The allowable stress in sustained case is Sh, so it is confirmed that the sustained stresses are within the allowable at that temperature. But due to local yielding because of expansion there may be reduction in pipe diameter(may be minute) because of which the section modulus get disturbed (decreases- as section modulus decreases bending stress increases). Whether the sustained stress calculated considers this effect (section modulus) as it considers other mechanical,erosion and corrosion allowance. If this is not the case then won't the sustained stresses be more in hot condition than calculated.

Thanks in advance,
Rajagopal

You are performing a linear elastic analysis using a 3D beam element. The cross section is assumed to remain constant throughout the analysis.

You might want to perform an analytical study. Consider what the ratio of Sy to Sh is for your material, Then calculate how much ovalization of the pipe is required to reduce the section modulus sufficiently that a moment that would produce Sh on a round pipe would produce Sy on an ovalized pipe. When you've figured this out, you might then want to step back and consider whether this reduction in pipe diameter was "minute."

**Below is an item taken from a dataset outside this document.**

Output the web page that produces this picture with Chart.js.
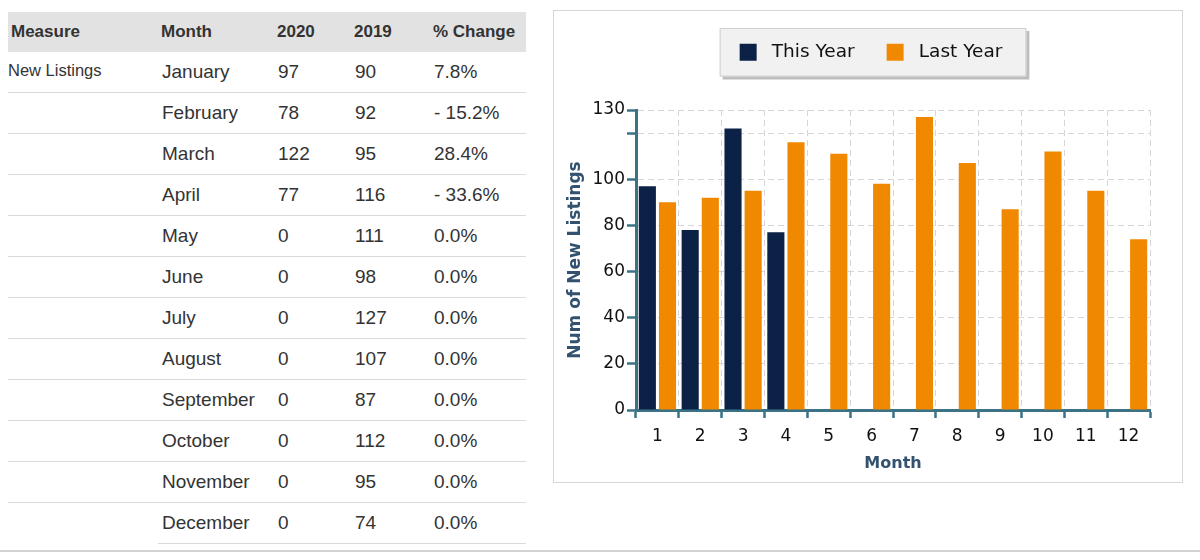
<!DOCTYPE html>
<html>
<head>
<meta charset="utf-8">
<script src="https://cdn.jsdelivr.net/npm/chart.js@4"></script>
<style>
  html,body{margin:0;padding:0;background:#fff;}
  body{width:1200px;height:560px;position:relative;overflow:hidden;font-family:"Liberation Sans",Arial,sans-serif;color:#333;}
  #tbl{position:absolute;left:8px;top:12px;border-collapse:collapse;table-layout:fixed;}
  #tbl th{background:#e2e2e2;height:40px;padding:0 0 0 3px;text-align:left;font-size:17px;font-weight:bold;color:#333;}
  #tbl td{height:40px;padding:0 0 0 4px;font-size:19px;border-bottom:1px solid #d9dae0;vertical-align:middle;}
  #tbl td.m{font-size:16.5px;vertical-align:top;padding:9px 0 0 0;height:31px;}
  #tbl tr.last td.m{border-bottom:none;}
  #box{position:absolute;left:553px;top:10px;width:628px;height:471px;border:1px solid #d6d6d6;background:#fff;}
  #bottomLine{position:absolute;left:0;top:550px;width:1200px;height:2px;background:#d2d2d2;}
</style>
</head>
<body>
<table id="tbl">
  <colgroup><col style="width:150px"><col style="width:116px"><col style="width:77px"><col style="width:79px"><col style="width:96px"></colgroup>
  <thead></thead>
  <tbody></tbody>
</table>
<div id="box"><canvas id="chart" width="628" height="471"></canvas></div>
<div id="bottomLine"></div>
<script>
// --------- данные ---------
const headers=['Measure','Month','2020','2019','% Change'];
const measure='New Listings';
const months=['January','February','March','April','May','June','July','August','September','October','November','December'];
const listings2020=[97,78,122,77,0,0,0,0,0,0,0,0];
const listings2019=[90,92,95,116,111,98,127,107,87,112,95,74];
const pctChange=['7.8%','- 15.2%','28.4%','- 33.6%','0.0%','0.0%','0.0%','0.0%','0.0%','0.0%','0.0%','0.0%'];
const monthNums=['1','2','3','4','5','6','7','8','9','10','11','12'];
const yTicks=[0,20,40,60,80,100,120,130];
const yHidden=[120];             // деление без подписи

const NAVY='#0b2146', ORANGE='#f08900', AXIS='#3b7285', TITLE='#33526f';

// --------- таблица ---------
const thead=document.querySelector('#tbl thead');
let tr=document.createElement('tr');
headers.forEach(h=>{const th=document.createElement('th'); th.textContent=h; tr.appendChild(th);});
thead.appendChild(tr);
const tbody=document.querySelector('#tbl tbody');
months.forEach((m,i)=>{
  tr=document.createElement('tr');
  if(i===months.length-1)tr.className='last';
  [i===0?measure:'',m,listings2020[i],listings2019[i],pctChange[i]].forEach((c,j)=>{
    const td=document.createElement('td');
    if(j===0)td.className='m';
    td.textContent=c;
    tr.appendChild(td);
  });
  tbody.appendChild(tr);
});

// --------- рамка легенды ---------
const legendFrame={
  id:'legendFrame',
  afterInit(chart){
    const lg=chart.legend, fit=lg.fit;
    lg.fit=function(){fit.call(this); this.height=99;};
  },
  afterLayout(chart){           // сдвиг легенды вправо
    chart.legend.left+=19; chart.legend.right+=19;
  },
  beforeDraw(chart){
    const hb=chart.legend.legendHitBoxes; if(!hb||!hb.length)return;
    const l=Math.min(...hb.map(h=>h.left))-20, r=Math.max(...hb.map(h=>h.left+h.width))+24;
    const t=hb[0].top-15, b=hb[0].top+hb[0].height+15;
    const ctx=chart.ctx;
    ctx.save();
    ctx.fillStyle='#bdbdbd'; ctx.fillRect(l+3,t+3,r-l,b-t);
    ctx.fillStyle='#f1f1f1'; ctx.fillRect(l,t,r-l,b-t);
    ctx.strokeStyle='#d0d0d0'; ctx.lineWidth=1; ctx.strokeRect(l+0.5,t+0.5,r-l-1,b-t-1);
    ctx.restore();
  }
};

// --------- график ---------
const tickFont={family:'DejaVu Sans',size:17};
new Chart(document.getElementById('chart').getContext('2d'),{
  type:'bar',
  data:{
    labels:monthNums,
    datasets:[
      {label:'This Year',data:listings2020,backgroundColor:NAVY,categoryPercentage:0.94,barPercentage:0.85},
      {label:'Last Year',data:listings2019,backgroundColor:ORANGE,categoryPercentage:0.94,barPercentage:0.85}
    ]
  },
  options:{
    responsive:false,animation:false,
    layout:{padding:{left:0,right:32,top:0,bottom:0}},
    plugins:{
      legend:{position:'top',labels:{
        boxWidth:17,boxHeight:17,padding:32,color:'#111',font:{family:'DejaVu Sans',size:18.5},
        generateLabels(chart){
          return Chart.defaults.plugins.legend.labels.generateLabels(chart).map(l=>{l.text=' '+l.text; return l;});
        }
      }},
      tooltip:{enabled:false}
    },
    scales:{
      x:{
        grid:{color:'#d6d6d6',lineWidth:1,offset:true,tickLength:8,tickColor:AXIS,tickWidth:2.5},
        border:{color:AXIS,width:3,dash:[6,4]},
        ticks:{color:'#111',font:tickFont,padding:8,maxRotation:0},
        title:{display:true,text:'Month',color:TITLE,font:{family:'DejaVu Sans',size:16,weight:'bold'},padding:{top:0,bottom:9}},
        afterFit(s){s.height=72;}
      },
      y:{
        min:0,max:130,
        afterBuildTicks(s){s.ticks=yTicks.map(v=>({value:v}));},
        grid:{color:'#d6d6d6',lineWidth:1,tickLength:9,tickColor:AXIS,tickWidth:2.5},
        border:{color:AXIS,width:3,dash:[6,4]},
        ticks:{color:'#111',font:tickFont,padding:2,callback:v=>yHidden.includes(v)?'':v},
        title:{display:true,text:'Num of New Listings',color:TITLE,font:{family:'DejaVu Sans',size:17,weight:'bold'},padding:{top:11,bottom:0}},
        afterFit(s){s.width=82;}
      }
    }
  },
  plugins:[legendFrame]
});
</script>
</body>
</html>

You could, of course, create local yielding conditions intentionally. You could use knife-edge supports, put weldolets for instruments in high-stress areas, etc. You could size your expansion loops so that operating conditions produce local yielding on at least one elbow in every loop, eventually leading to the phenomenon of stress ratcheting that we all know and love.

Most of the time, though, we can make the expansion loops a little bigger, and we nearly always put instrument connections far enough away from elbows and tees that local yielding in the pipe wall does not occur.

You are right that such a phenomenon could exist. We are using a linearization of a non-linear phenomenon for convenience. Your question hits right on the weakest link of our assumption of linearity.

But I think you will find that you are wrong if you think that "minute" deformations if the pipe due to expansion stresses can be of such magnitude to be of importance analytically to systems that are typically analyzed in CAESAR II. That's one reason why we limit the D/t ratios of the pipe that we analyze.

I recently had to analyze a 96" ID x .5625 wall water line. This is a D/t of about 170; far outside of the valid range for CAESAR II. So we used FEA software to look at the stresses and deflections. We found some interesting things, and made a few small changes to our design, but there was nothing there that one would consider to be potentially catastrophic. Maximum ovalization of the pipe was perhaps 1/4", far less than a 1% reduction in diameter.

It's hard for me to believe that you could create a significant degree of ovalization in a piping system that falls within CAESAR II's normal range of geometric parameters without major overstresses showing up somewhere.